Like flowers in the summer heat, West Virginia revenue collection wilted in July as sales taxes, personal income taxes and severance tax collection came up short of projections, according to data released Thursday by the Senate Finance Committee.
For July, the first month of the 2019-20 budget year, a revenue collection of $354.68 million technically exceeded projections by $37 million. However, as the Senate report noted, each year, the governor “borrows” $70 million from the state’s Rainy Day emergency reserve fund to avoid cash-flow issues at the start of the budget year, which began July 1. Each September, that loan is repaid to the Rainy Day fund.
Without that $70 million cash infusion, the Senate report noted, West Virginia missed the projected July revenue collection of $317.65 million by $33 million, taking in $284.68 million in taxes, a shortfall of 10.4 percent.
That marks the second straight month that state revenue collection has missed projections, with June falling 2 percent short of estimates.
The dismal revenue report comes one year after Gov. Jim Justice called a news conference and handed out flower leis to celebrate July 2018 revenue collection that exceeded projections by 12 percent, or $32.4 million.
At the time, Justice dismissed concern that the numbers might reflect a cyclical upturn in energy prices and production, as well as a spike in construction employment driven by natural gas pipeline and road construction projects. Instead, he credited the Republican-controlled Legislature, President Donald Trump and himself for the strong revenue report.
Among the more ominous figures in the July 2019 report is a severance tax collection of negative-$3.5 million, $14.9 million below projected revenue of $11.4 million.
July frequently is a tough month for severance tax collection, a month when portions of the severance tax fund are used to make transfer payments to energy-producing counties and to pay into the state’s Infrastructure Bond Fund.
Last July, the government had projected $900,000 in severance tax losses, but severance tax collection actually finished $12.63 million in the black.
July 2019 is the first month that the severance tax on steam coal dropped from 5 percent to 4 percent, under legislation passed this year. The tax will drop to 3 percent next year, costing the state about $60 million a year in lost revenue.
Meanwhile, the two main pillars of state tax collection — sales taxes and personal income taxes — both missed projections in July.
Sales tax revenue, a key measure of economic activity, came in $7.5 million below projections, at $80.5 million, a 9 percent shortfall.
That also is down $6.5 million — or 7.5 percent — from July 2018 sales tax collection of $87 million.
Personal income tax collection of $135 million missed projections by $16.7 million, or 11 percent. That also is $10.5 million below the July 2018 income tax collection, a decline of about 7 percent.
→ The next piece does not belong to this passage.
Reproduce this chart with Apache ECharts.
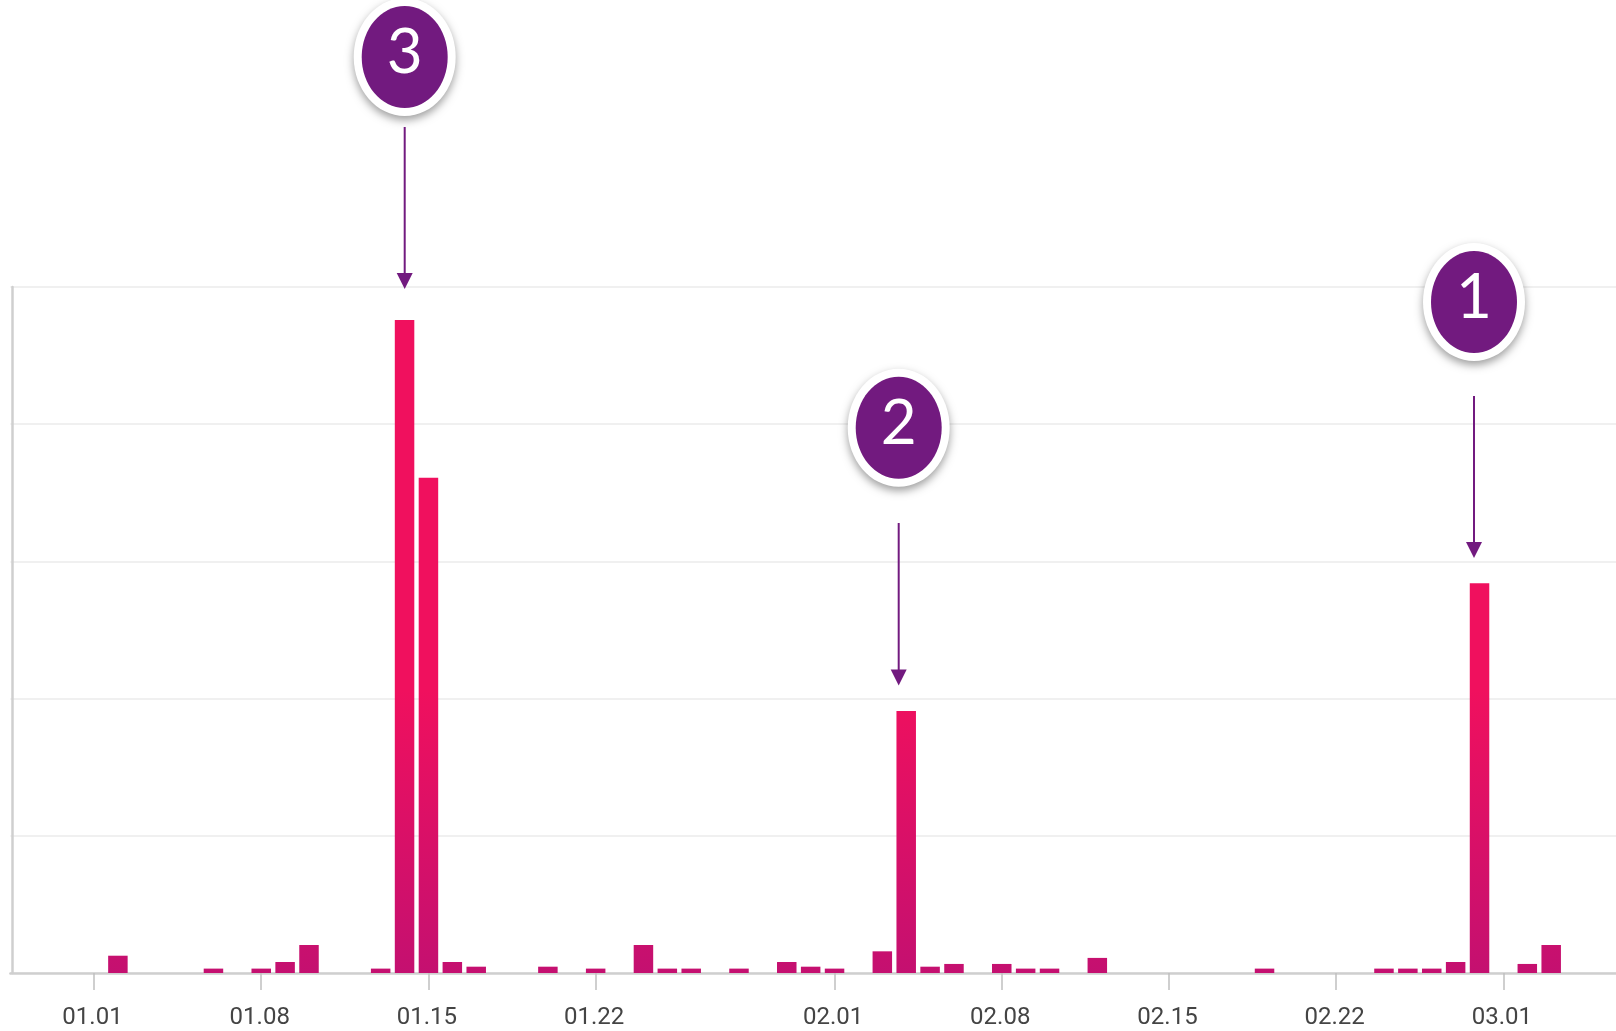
<!DOCTYPE html>
<html>
<head>
<meta charset="utf-8">
<style>html,body{margin:0;padding:0;background:#fff;overflow:hidden}#c{width:1616px;height:1031px}</style>
<script src="https://cdn.jsdelivr.net/npm/echarts@6/dist/echarts.min.js"></script>
</head>
<body>
<div id="c"></div>
<script>
const categories = [
  '12.29','12.30','12.31',
  '01.01','01.02','01.03','01.04','01.05','01.06','01.07','01.08','01.09','01.10',
  '01.11','01.12','01.13','01.14','01.15','01.16','01.17','01.18','01.19','01.20',
  '01.21','01.22','01.23','01.24','01.25','01.26','01.27','01.28','01.29','01.30','01.31',
  '02.01','02.02','02.03','02.04','02.05','02.06','02.07','02.08','02.09','02.10',
  '02.11','02.12','02.13','02.14','02.15','02.16','02.17','02.18','02.19','02.20',
  '02.21','02.22','02.23','02.24','02.25','02.26','02.27','02.28',
  '03.01','03.02','03.03','03.04','03.05','03.06'
];
const values = [
  0,0,0,
  0,12.6,0,0,0,3.2,0,3.2,8,20.4,
  0,0,3.2,476,361,8,4.6,0,0,4.6,
  0,3.2,0,20.4,3.2,3.2,0,3.2,0,8,4.6,
  3.2,0,15.8,191,4.6,6.6,0,6.6,3.2,3.2,
  0,11,0,0,0,0,0,0,3.2,0,
  0,0,0,3.2,3.2,3.2,8,284,
  0,6.6,20.4,0,0,0
];
const tickLabels = ['01.01','01.08','01.15','01.22','02.01','02.08','02.15','02.22','03.01'];
const calloutLabels = ['3','2','1'];

const PURPLE = '#721A7F';
const callouts = [
  {cx:404.7, cy:57,    y1:127, y2:289},
  {cx:898.7, cy:427.7, y1:523, y2:685.5},
  {cx:1474,  cy:302,   y1:396, y2:558}
];
const graphics = [];
callouts.forEach((c,i)=>{
  graphics.push({type:'ellipse',z:100,shape:{cx:c.cx,cy:c.cy,rx:51,ry:59},
    style:{fill:'#fff',shadowBlur:9,shadowColor:'rgba(0,0,0,0.38)',shadowOffsetY:4}});
  graphics.push({type:'ellipse',z:101,shape:{cx:c.cx,cy:c.cy,rx:43,ry:51},style:{fill:PURPLE}});
  graphics.push({type:'text',z:102,x:c.cx,y:c.cy-4,
    style:{text:calloutLabels[i],fill:'#fff',font:'400 62px Lato',align:'center',verticalAlign:'middle'}});
  graphics.push({type:'line',z:100,shape:{x1:c.cx,y1:c.y1,x2:c.cx,y2:c.y2-12},style:{stroke:PURPLE,lineWidth:2}});
  graphics.push({type:'polygon',z:100,shape:{points:[[c.cx-8,c.y2-16],[c.cx+8,c.y2-16],[c.cx,c.y2]]},style:{fill:PURPLE}});
});

const isTick = (i,v)=>tickLabels.includes(v);
const chart = echarts.init(document.getElementById('c'),null,{renderer:'canvas'});
chart.setOption({
  animation:false,
  backgroundColor:'#fff',
  grid:{left:10.4,top:287,width:1624.4,height:686,containLabel:false,outerBoundsMode:'none'},
  xAxis:{
    type:'category',data:categories,boundaryGap:true,
    axisLine:{show:true,lineStyle:{color:'#cfcfcf',width:2.5}},
    axisTick:{show:true,alignWithLabel:true,interval:isTick,length:17,lineStyle:{color:'#c0c0c0',width:1.5}},
    axisLabel:{show:true,interval:isTick,margin:33,padding:[0,3,0,0],color:'#444',fontFamily:'Roboto',fontSize:24,hideOverlap:false},
    splitLine:{show:false}
  },
  yAxis:{
    type:'value',min:0,max:500,interval:100,offset:-2,
    axisLine:{show:true,lineStyle:{color:'#cfcfcf',width:2.5}},
    axisTick:{show:false},axisLabel:{show:false},
    splitLine:{show:true,lineStyle:{color:'#f0f0f0',width:2}}
  },
  series:[{
    type:'bar',data:values,barWidth:19.5,
    itemStyle:{color:new echarts.graphic.LinearGradient(0,690,0,973,[
      {offset:0,color:'#F0105E'},{offset:1,color:'#C41070'}],true)}
  }],
  graphic:graphics
});
</script>
</body>
</html>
For the third straight month, the Senate Finance Committee preemptively released the monthly revenue numbers ahead of the governor, apparently as part of an ongoing feud between Senate leadership and Justice.
Traditionally, monthly revenue reports have been released to the news media via telephone conference calls by the Department of Revenue and state Budget Office. However, beginning in spring 2018, Justice started calling news conferences to tout strong revenue collection, on at least two occasions, handing out flower leis to celebrate the rosy economic outlook.
Beginning with the May 2019 revenue report, in an apparent effort to steal the governor’s thunder, Senate Finance has been releasing the revenue data before the Governor’s Office can schedule news conferences.